Education

Kansas lawmaker says gifted-education bill was misinterpreted

Gifted education students listen to a lesson given by Teresa Young at McCollom Elementary School. (Jan. 7, 2015)
Gifted education students listen to a lesson given by Teresa Young at McCollom Elementary School. (Jan. 7, 2015) File photo

A Kansas lawmaker who introduced and quickly withdrew a proposal to remove gifted students from the realm of special education says she didn’t intend to do away with gifted education.

“I would like to take gifted out of special education and make it its own” category, Rep. Sue Boldra, R-Hays, said Wednesday.

“I’m not trying to do away with gifted education at all. I’m trying to enhance it.”

Boldra, who proposed House Bill 2630 on Monday and pulled it from consideration on Tuesday, is an instructor in the department of teacher education at Fort Hays State University.

She said special-education administrators and teachers from some rural districts in western Kansas had urged her to propose the change because they think gifted children are being slighted by being grouped in the same category as children with learning disabilities and other special needs.

“So many of the special-education co-ops … think that’s probably the wrong place for them,” Boldra said. “They don’t get what they need there, because those teachers spend a great deal of their time with children with special needs, and the gifted is kind of an afterthought.”

Boldra’s proposal was similar to one that gifted-education advocates fought last year, saying it could gut funding for gifted education and do away with protections that gifted students and their families have.

Because Kansas groups intellectually gifted children within special education, gifted students are entitled by state law to an individualized education program.
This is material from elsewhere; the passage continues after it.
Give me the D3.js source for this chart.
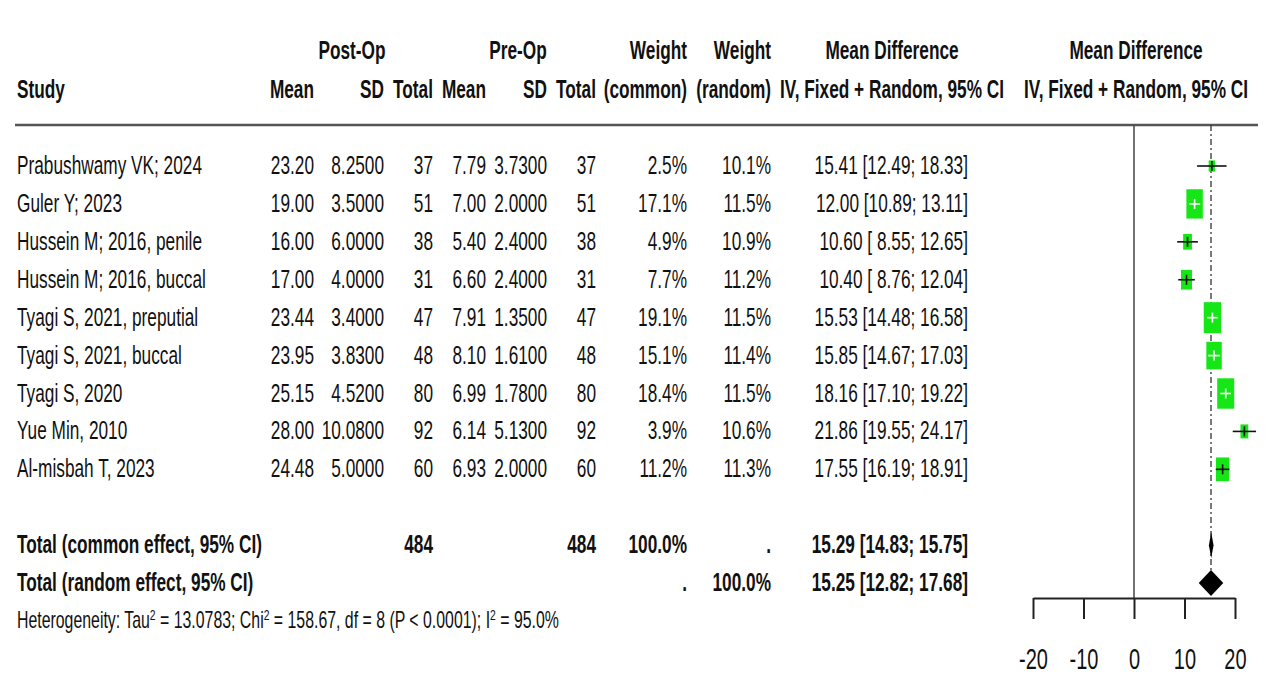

The written plan describes services a student will receive and is regularly reviewed and revised by a team that includes teachers, counselors and the child’s parents.

Boldra said she planned to remove gifted education from special education but then propose a new law that would make gifted its own category and would mandate services and funding for gifted students.

Opponents speaking against Boldra’s bill this week, including the nonprofit Kansas Association for the Gifted, Talented and Creative, said such protections and funding for gifted students would be unlikely because the state faces a budget deficit.

“Teachers are getting beat up with practically every bill we bring up in that (education) committee, so there was a lot of consternation, a lot of fear,” Boldra said. “They saw this and said, ‘Sue Boldra is trying to take gifted education away,’ and that wasn’t the intention at all.

“So I just said, ‘Let’s pull it.’ We’ll do this another year, when things have settled down, when we’re not attacking teachers at every turn.”